Written request -> Write out each line of the listing as it stands, without the images.

Dataset extract ->
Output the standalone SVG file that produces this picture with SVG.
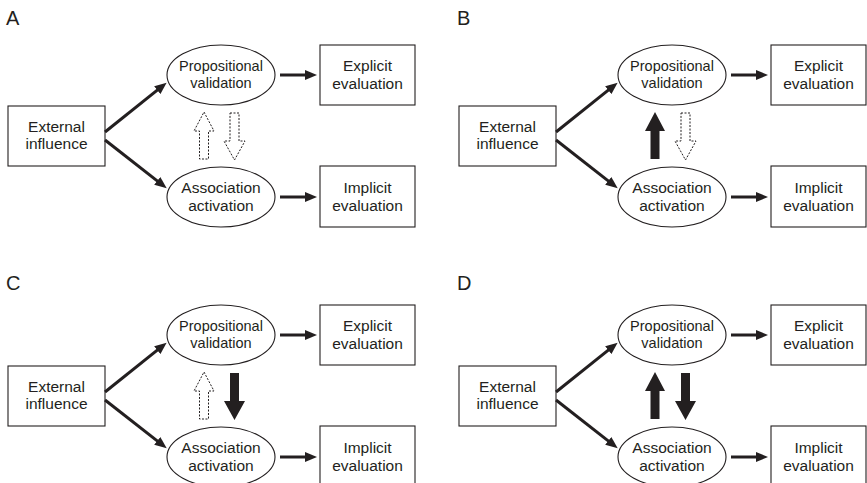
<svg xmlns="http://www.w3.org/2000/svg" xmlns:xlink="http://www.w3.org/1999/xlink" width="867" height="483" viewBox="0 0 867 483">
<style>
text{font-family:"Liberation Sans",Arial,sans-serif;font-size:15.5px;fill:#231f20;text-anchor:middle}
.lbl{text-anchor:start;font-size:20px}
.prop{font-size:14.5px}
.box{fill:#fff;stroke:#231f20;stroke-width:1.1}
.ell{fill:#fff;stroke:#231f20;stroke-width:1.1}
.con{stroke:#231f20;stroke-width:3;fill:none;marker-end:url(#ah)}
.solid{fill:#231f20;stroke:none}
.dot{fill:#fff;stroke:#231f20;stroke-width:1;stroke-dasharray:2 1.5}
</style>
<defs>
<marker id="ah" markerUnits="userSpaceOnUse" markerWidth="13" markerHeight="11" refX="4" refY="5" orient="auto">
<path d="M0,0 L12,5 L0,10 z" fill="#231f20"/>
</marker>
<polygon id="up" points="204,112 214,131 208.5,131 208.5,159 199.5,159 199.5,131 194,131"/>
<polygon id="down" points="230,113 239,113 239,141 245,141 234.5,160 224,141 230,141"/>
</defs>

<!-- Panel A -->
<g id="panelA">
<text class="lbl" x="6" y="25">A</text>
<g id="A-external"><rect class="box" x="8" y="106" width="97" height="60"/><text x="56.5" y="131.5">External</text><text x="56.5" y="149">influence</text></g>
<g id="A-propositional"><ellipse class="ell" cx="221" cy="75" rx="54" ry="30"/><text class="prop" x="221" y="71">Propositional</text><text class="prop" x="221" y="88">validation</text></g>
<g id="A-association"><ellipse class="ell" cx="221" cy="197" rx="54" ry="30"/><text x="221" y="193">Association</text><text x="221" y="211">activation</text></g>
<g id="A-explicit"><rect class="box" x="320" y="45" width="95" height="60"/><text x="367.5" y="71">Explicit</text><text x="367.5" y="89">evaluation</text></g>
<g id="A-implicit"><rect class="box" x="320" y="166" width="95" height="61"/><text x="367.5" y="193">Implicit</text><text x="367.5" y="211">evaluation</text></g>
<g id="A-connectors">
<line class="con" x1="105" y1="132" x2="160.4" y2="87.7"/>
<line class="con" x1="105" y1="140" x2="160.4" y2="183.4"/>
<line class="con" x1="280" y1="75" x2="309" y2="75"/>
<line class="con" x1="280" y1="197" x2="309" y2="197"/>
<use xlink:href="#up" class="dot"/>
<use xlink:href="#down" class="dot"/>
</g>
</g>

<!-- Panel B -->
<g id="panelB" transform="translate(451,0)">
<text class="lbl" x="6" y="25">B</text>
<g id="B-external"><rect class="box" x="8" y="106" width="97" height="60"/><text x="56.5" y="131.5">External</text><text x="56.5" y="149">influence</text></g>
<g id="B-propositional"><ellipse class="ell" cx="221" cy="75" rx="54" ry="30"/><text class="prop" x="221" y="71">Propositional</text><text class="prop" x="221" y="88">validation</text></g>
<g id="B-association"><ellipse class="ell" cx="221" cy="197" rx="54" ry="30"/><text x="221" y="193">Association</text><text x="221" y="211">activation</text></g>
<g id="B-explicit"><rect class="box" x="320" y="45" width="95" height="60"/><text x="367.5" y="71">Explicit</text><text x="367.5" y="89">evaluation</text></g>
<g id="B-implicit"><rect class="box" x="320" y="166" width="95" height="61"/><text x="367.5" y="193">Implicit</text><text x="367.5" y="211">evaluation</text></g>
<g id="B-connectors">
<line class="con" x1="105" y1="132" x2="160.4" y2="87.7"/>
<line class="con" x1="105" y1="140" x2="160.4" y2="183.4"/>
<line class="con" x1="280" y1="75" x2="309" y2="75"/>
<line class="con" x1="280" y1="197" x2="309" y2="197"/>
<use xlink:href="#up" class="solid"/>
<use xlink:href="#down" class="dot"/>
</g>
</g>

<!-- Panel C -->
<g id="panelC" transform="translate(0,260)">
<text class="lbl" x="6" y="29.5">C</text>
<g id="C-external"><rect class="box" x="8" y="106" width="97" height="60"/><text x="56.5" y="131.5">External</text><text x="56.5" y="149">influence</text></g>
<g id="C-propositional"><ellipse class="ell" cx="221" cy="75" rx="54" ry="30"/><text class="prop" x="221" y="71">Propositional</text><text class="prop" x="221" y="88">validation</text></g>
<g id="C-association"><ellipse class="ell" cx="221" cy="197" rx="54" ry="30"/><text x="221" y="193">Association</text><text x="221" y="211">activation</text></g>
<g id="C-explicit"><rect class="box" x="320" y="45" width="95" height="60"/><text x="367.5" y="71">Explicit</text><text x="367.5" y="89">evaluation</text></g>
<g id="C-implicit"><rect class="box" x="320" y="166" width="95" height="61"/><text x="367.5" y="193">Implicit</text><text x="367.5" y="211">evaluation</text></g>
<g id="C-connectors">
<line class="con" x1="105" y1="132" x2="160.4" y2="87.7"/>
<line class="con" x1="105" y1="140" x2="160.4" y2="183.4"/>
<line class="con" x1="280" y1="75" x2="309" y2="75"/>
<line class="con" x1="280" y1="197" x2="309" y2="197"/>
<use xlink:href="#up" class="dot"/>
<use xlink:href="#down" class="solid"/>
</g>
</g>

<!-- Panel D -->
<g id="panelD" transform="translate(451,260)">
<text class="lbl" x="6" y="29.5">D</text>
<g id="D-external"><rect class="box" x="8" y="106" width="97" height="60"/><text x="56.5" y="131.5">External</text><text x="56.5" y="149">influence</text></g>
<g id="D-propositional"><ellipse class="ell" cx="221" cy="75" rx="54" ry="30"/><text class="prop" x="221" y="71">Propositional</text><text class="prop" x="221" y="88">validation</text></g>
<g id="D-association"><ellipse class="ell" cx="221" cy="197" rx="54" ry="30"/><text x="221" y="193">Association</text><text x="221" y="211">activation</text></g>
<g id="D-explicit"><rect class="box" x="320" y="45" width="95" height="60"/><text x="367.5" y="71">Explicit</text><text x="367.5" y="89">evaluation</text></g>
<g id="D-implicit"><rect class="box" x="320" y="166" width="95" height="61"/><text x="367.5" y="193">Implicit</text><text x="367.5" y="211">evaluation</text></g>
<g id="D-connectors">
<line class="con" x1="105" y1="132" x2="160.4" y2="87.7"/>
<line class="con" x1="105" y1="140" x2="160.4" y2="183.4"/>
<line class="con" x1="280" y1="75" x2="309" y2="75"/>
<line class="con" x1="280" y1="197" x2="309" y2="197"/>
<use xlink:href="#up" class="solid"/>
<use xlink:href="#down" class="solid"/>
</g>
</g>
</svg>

Output for this exercise ->
Output the standalone SVG file that produces this picture with SVG.
<svg xmlns="http://www.w3.org/2000/svg" xmlns:xlink="http://www.w3.org/1999/xlink" width="867" height="483" viewBox="0 0 867 483">
<style>
text{font-family:"Liberation Sans",Arial,sans-serif;font-size:15.5px;fill:#231f20;text-anchor:middle}
.lbl{text-anchor:start;font-size:20px}
.prop{font-size:14.5px}
.box{fill:#fff;stroke:#231f20;stroke-width:1.1}
.ell{fill:#fff;stroke:#231f20;stroke-width:1.1}
.con{stroke:#231f20;stroke-width:3;fill:none;marker-end:url(#ah)}
.solid{fill:#231f20;stroke:none}
.dot{fill:#fff;stroke:#231f20;stroke-width:1;stroke-dasharray:2 1.5}
</style>
<defs>
<marker id="ah" markerUnits="userSpaceOnUse" markerWidth="13" markerHeight="11" refX="4" refY="5" orient="auto">
<path d="M0,0 L12,5 L0,10 z" fill="#231f20"/>
</marker>
<polygon id="up" points="204,112 214,131 208.5,131 208.5,159 199.5,159 199.5,131 194,131"/>
<polygon id="down" points="230,113 239,113 239,141 245,141 234.5,160 224,141 230,141"/>
</defs>

<!-- Panel A -->
<g id="panelA">
<text class="lbl" x="6" y="25">A</text>
<g id="A-external"><rect class="box" x="8" y="106" width="97" height="60"/><text x="56.5" y="131.5">External</text><text x="56.5" y="149">influence</text></g>
<g id="A-propositional"><ellipse class="ell" cx="221" cy="75" rx="54" ry="30"/><text class="prop" x="221" y="71">Propositional</text><text class="prop" x="221" y="88">validation</text></g>
<g id="A-association"><ellipse class="ell" cx="221" cy="197" rx="54" ry="30"/><text x="221" y="193">Association</text><text x="221" y="211">activation</text></g>
<g id="A-explicit"><rect class="box" x="320" y="45" width="95" height="60"/><text x="367.5" y="71">Explicit</text><text x="367.5" y="89">evaluation</text></g>
<g id="A-implicit"><rect class="box" x="320" y="166" width="95" height="61"/><text x="367.5" y="193">Implicit</text><text x="367.5" y="211">evaluation</text></g>
<g id="A-connectors">
<line class="con" x1="105" y1="132" x2="160.4" y2="87.7"/>
<line class="con" x1="105" y1="140" x2="160.4" y2="183.4"/>
<line class="con" x1="280" y1="75" x2="309" y2="75"/>
<line class="con" x1="280" y1="197" x2="309" y2="197"/>
<use xlink:href="#up" class="dot"/>
<use xlink:href="#down" class="dot"/>
</g>
</g>

<!-- Panel B -->
<g id="panelB" transform="translate(451,0)">
<text class="lbl" x="6" y="25">B</text>
<g id="B-external"><rect class="box" x="8" y="106" width="97" height="60"/><text x="56.5" y="131.5">External</text><text x="56.5" y="149">influence</text></g>
<g id="B-propositional"><ellipse class="ell" cx="221" cy="75" rx="54" ry="30"/><text class="prop" x="221" y="71">Propositional</text><text class="prop" x="221" y="88">validation</text></g>
<g id="B-association"><ellipse class="ell" cx="221" cy="197" rx="54" ry="30"/><text x="221" y="193">Association</text><text x="221" y="211">activation</text></g>
<g id="B-explicit"><rect class="box" x="320" y="45" width="95" height="60"/><text x="367.5" y="71">Explicit</text><text x="367.5" y="89">evaluation</text></g>
<g id="B-implicit"><rect class="box" x="320" y="166" width="95" height="61"/><text x="367.5" y="193">Implicit</text><text x="367.5" y="211">evaluation</text></g>
<g id="B-connectors">
<line class="con" x1="105" y1="132" x2="160.4" y2="87.7"/>
<line class="con" x1="105" y1="140" x2="160.4" y2="183.4"/>
<line class="con" x1="280" y1="75" x2="309" y2="75"/>
<line class="con" x1="280" y1="197" x2="309" y2="197"/>
<use xlink:href="#up" class="solid"/>
<use xlink:href="#down" class="dot"/>
</g>
</g>

<!-- Panel C -->
<g id="panelC" transform="translate(0,260)">
<text class="lbl" x="6" y="29.5">C</text>
<g id="C-external"><rect class="box" x="8" y="106" width="97" height="60"/><text x="56.5" y="131.5">External</text><text x="56.5" y="149">influence</text></g>
<g id="C-propositional"><ellipse class="ell" cx="221" cy="75" rx="54" ry="30"/><text class="prop" x="221" y="71">Propositional</text><text class="prop" x="221" y="88">validation</text></g>
<g id="C-association"><ellipse class="ell" cx="221" cy="197" rx="54" ry="30"/><text x="221" y="193">Association</text><text x="221" y="211">activation</text></g>
<g id="C-explicit"><rect class="box" x="320" y="45" width="95" height="60"/><text x="367.5" y="71">Explicit</text><text x="367.5" y="89">evaluation</text></g>
<g id="C-implicit"><rect class="box" x="320" y="166" width="95" height="61"/><text x="367.5" y="193">Implicit</text><text x="367.5" y="211">evaluation</text></g>
<g id="C-connectors">
<line class="con" x1="105" y1="132" x2="160.4" y2="87.7"/>
<line class="con" x1="105" y1="140" x2="160.4" y2="183.4"/>
<line class="con" x1="280" y1="75" x2="309" y2="75"/>
<line class="con" x1="280" y1="197" x2="309" y2="197"/>
<use xlink:href="#up" class="dot"/>
<use xlink:href="#down" class="solid"/>
</g>
</g>

<!-- Panel D -->
<g id="panelD" transform="translate(451,260)">
<text class="lbl" x="6" y="29.5">D</text>
<g id="D-external"><rect class="box" x="8" y="106" width="97" height="60"/><text x="56.5" y="131.5">External</text><text x="56.5" y="149">influence</text></g>
<g id="D-propositional"><ellipse class="ell" cx="221" cy="75" rx="54" ry="30"/><text class="prop" x="221" y="71">Propositional</text><text class="prop" x="221" y="88">validation</text></g>
<g id="D-association"><ellipse class="ell" cx="221" cy="197" rx="54" ry="30"/><text x="221" y="193">Association</text><text x="221" y="211">activation</text></g>
<g id="D-explicit"><rect class="box" x="320" y="45" width="95" height="60"/><text x="367.5" y="71">Explicit</text><text x="367.5" y="89">evaluation</text></g>
<g id="D-implicit"><rect class="box" x="320" y="166" width="95" height="61"/><text x="367.5" y="193">Implicit</text><text x="367.5" y="211">evaluation</text></g>
<g id="D-connectors">
<line class="con" x1="105" y1="132" x2="160.4" y2="87.7"/>
<line class="con" x1="105" y1="140" x2="160.4" y2="183.4"/>
<line class="con" x1="280" y1="75" x2="309" y2="75"/>
<line class="con" x1="280" y1="197" x2="309" y2="197"/>
<use xlink:href="#up" class="solid"/>
<use xlink:href="#down" class="solid"/>
</g>
</g>
</svg>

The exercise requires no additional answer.